SET EXERCISE:
The listing below begins with the first line you should copy; stop after the line containing "2.3, 2.4, 2.5];", and drop every picture.

- - - -

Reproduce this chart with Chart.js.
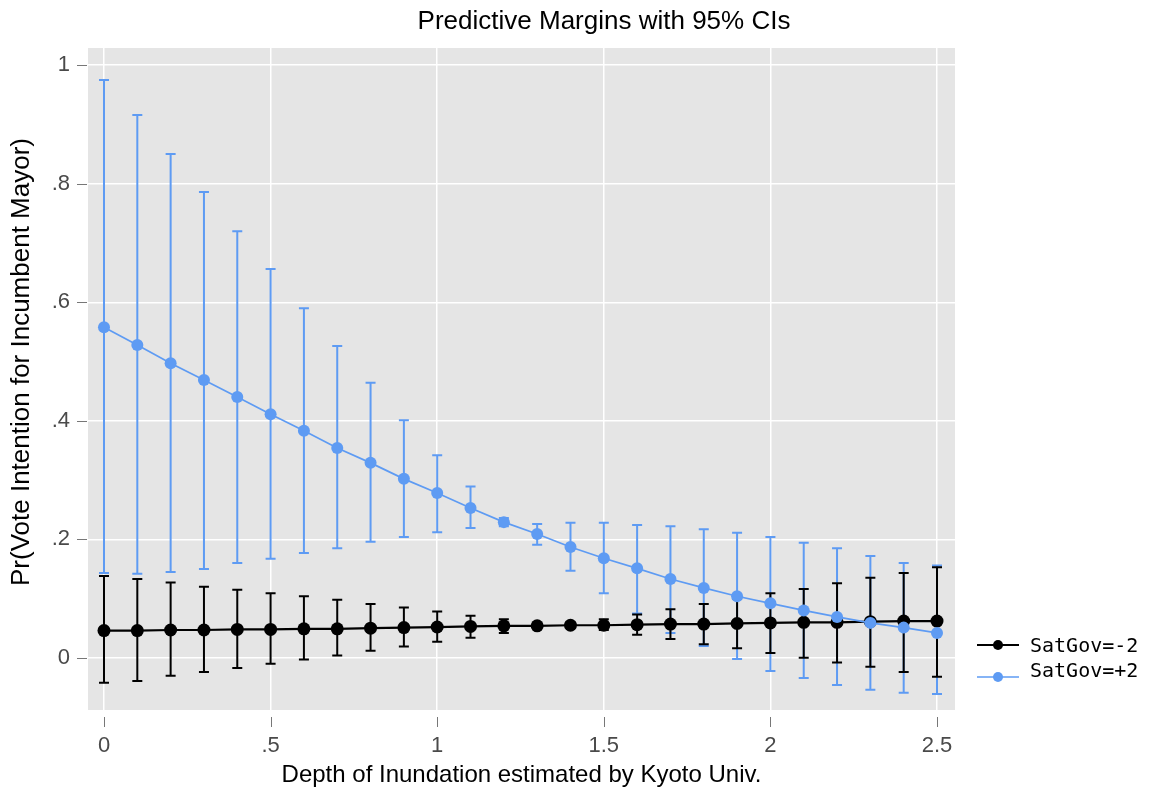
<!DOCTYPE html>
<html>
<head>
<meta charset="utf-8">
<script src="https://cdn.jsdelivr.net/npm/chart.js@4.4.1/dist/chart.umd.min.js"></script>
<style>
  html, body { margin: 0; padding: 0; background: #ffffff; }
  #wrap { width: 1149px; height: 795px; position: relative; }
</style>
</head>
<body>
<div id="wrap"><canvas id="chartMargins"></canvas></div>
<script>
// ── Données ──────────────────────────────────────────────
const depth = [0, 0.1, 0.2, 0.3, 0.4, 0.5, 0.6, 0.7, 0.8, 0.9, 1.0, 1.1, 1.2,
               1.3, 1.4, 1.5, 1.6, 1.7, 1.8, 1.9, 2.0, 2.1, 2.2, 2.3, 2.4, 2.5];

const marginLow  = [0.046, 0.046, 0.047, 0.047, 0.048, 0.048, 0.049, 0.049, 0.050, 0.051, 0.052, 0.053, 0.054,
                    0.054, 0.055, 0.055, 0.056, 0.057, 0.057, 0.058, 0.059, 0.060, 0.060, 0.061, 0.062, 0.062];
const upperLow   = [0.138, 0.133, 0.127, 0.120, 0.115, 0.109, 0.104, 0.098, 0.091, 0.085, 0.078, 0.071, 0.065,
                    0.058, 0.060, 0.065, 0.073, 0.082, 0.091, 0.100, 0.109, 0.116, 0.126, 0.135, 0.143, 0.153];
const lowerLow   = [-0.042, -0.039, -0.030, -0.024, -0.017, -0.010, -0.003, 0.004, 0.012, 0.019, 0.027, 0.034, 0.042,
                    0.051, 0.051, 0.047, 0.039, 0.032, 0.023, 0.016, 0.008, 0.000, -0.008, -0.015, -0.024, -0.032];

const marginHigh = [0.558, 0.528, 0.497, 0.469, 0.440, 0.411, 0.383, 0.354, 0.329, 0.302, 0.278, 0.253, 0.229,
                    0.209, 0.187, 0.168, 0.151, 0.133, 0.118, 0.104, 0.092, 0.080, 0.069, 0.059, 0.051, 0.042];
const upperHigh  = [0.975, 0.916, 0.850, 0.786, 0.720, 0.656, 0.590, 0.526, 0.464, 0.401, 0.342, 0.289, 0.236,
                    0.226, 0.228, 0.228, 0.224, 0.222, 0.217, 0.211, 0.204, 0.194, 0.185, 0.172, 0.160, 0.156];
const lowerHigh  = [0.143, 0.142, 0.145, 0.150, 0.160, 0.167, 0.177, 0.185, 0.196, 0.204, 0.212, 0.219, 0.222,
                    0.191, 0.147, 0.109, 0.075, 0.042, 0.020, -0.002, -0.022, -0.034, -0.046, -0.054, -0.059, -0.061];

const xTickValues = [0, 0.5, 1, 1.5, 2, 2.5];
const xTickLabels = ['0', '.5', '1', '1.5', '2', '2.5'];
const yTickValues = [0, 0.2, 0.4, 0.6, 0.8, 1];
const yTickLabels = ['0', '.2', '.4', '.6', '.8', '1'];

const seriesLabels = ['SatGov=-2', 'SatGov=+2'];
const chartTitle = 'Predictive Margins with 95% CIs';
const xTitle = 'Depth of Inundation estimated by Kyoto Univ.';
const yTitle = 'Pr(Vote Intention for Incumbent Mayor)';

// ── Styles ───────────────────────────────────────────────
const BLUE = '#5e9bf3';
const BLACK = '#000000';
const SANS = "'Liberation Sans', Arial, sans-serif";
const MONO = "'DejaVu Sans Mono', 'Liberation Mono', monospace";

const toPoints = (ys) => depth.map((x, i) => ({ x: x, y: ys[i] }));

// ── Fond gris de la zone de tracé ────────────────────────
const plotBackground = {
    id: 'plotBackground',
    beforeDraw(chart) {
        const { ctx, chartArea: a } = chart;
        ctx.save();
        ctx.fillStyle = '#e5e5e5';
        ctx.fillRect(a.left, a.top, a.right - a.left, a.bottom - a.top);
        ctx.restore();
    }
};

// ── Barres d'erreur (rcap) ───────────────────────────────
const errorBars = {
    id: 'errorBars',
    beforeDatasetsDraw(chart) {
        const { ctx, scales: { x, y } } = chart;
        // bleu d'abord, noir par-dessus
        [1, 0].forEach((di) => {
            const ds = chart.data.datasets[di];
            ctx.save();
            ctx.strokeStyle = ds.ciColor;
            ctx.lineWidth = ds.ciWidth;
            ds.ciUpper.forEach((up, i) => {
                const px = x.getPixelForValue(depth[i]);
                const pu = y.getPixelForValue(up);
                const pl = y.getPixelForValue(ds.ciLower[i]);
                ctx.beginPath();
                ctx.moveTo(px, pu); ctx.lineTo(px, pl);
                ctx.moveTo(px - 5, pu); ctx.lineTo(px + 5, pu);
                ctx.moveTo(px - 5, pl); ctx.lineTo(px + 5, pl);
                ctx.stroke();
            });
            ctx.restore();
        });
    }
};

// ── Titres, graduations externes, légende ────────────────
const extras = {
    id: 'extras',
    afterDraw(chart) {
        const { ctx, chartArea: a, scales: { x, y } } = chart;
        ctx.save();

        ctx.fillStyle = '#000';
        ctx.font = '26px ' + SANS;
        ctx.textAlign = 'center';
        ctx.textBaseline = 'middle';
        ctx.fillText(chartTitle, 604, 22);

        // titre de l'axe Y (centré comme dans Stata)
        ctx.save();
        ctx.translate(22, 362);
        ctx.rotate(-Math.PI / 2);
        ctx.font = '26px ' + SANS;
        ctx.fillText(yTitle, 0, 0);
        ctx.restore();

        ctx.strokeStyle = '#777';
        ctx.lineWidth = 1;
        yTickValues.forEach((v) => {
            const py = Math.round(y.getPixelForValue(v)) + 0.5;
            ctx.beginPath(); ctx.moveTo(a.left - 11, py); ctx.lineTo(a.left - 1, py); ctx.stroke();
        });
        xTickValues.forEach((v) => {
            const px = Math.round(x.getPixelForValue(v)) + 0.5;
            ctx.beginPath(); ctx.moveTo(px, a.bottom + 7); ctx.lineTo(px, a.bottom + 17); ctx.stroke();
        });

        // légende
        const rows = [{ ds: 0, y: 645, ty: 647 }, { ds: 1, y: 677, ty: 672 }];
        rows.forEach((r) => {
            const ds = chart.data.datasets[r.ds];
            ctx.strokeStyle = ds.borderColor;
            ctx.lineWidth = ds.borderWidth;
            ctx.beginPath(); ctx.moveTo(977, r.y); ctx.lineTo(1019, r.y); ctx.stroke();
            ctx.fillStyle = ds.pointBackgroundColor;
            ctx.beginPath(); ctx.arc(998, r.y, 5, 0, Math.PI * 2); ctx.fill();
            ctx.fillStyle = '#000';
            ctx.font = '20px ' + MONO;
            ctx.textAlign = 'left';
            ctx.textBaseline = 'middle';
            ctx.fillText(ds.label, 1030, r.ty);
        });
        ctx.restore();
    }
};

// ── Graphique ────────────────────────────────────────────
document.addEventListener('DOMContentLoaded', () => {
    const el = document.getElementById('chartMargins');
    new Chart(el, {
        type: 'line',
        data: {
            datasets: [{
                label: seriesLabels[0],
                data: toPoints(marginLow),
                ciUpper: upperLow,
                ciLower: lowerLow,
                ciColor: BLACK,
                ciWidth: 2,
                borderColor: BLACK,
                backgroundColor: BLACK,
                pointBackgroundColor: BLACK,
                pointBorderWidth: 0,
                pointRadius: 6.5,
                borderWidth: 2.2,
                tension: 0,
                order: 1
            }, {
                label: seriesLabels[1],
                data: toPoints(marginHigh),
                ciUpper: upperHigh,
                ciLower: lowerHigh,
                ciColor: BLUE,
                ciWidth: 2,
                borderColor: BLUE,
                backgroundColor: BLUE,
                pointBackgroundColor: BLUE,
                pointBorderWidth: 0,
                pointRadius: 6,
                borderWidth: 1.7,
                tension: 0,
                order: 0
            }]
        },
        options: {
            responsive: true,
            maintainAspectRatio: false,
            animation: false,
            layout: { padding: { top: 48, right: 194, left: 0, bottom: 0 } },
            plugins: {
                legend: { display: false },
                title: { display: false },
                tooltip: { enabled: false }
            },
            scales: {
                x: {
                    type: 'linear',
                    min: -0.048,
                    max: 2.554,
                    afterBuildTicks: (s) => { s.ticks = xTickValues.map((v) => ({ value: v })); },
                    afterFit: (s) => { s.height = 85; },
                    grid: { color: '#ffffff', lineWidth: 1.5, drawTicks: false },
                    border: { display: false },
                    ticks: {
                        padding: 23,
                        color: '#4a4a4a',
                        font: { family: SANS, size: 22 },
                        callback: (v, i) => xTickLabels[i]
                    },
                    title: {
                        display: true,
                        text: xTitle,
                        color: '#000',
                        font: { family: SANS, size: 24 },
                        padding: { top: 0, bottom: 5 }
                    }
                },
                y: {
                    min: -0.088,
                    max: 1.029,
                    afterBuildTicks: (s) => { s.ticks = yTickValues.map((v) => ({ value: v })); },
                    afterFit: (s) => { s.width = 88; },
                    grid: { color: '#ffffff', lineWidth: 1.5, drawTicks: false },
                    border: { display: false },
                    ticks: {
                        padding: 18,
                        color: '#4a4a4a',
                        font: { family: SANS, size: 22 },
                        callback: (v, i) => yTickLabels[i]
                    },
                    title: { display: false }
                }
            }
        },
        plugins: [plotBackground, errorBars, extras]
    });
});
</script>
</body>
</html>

- - - -

ANSWER TO THIS TASK:
Reproduce this chart with Chart.js.
<!DOCTYPE html>
<html>
<head>
<meta charset="utf-8">
<script src="https://cdn.jsdelivr.net/npm/chart.js@4.4.1/dist/chart.umd.min.js"></script>
<style>
  html, body { margin: 0; padding: 0; background: #ffffff; }
  #wrap { width: 1149px; height: 795px; position: relative; }
</style>
</head>
<body>
<div id="wrap"><canvas id="chartMargins"></canvas></div>
<script>
// ── Données ──────────────────────────────────────────────
const depth = [0, 0.1, 0.2, 0.3, 0.4, 0.5, 0.6, 0.7, 0.8, 0.9, 1.0, 1.1, 1.2,
               1.3, 1.4, 1.5, 1.6, 1.7, 1.8, 1.9, 2.0, 2.1, 2.2, 2.3, 2.4, 2.5];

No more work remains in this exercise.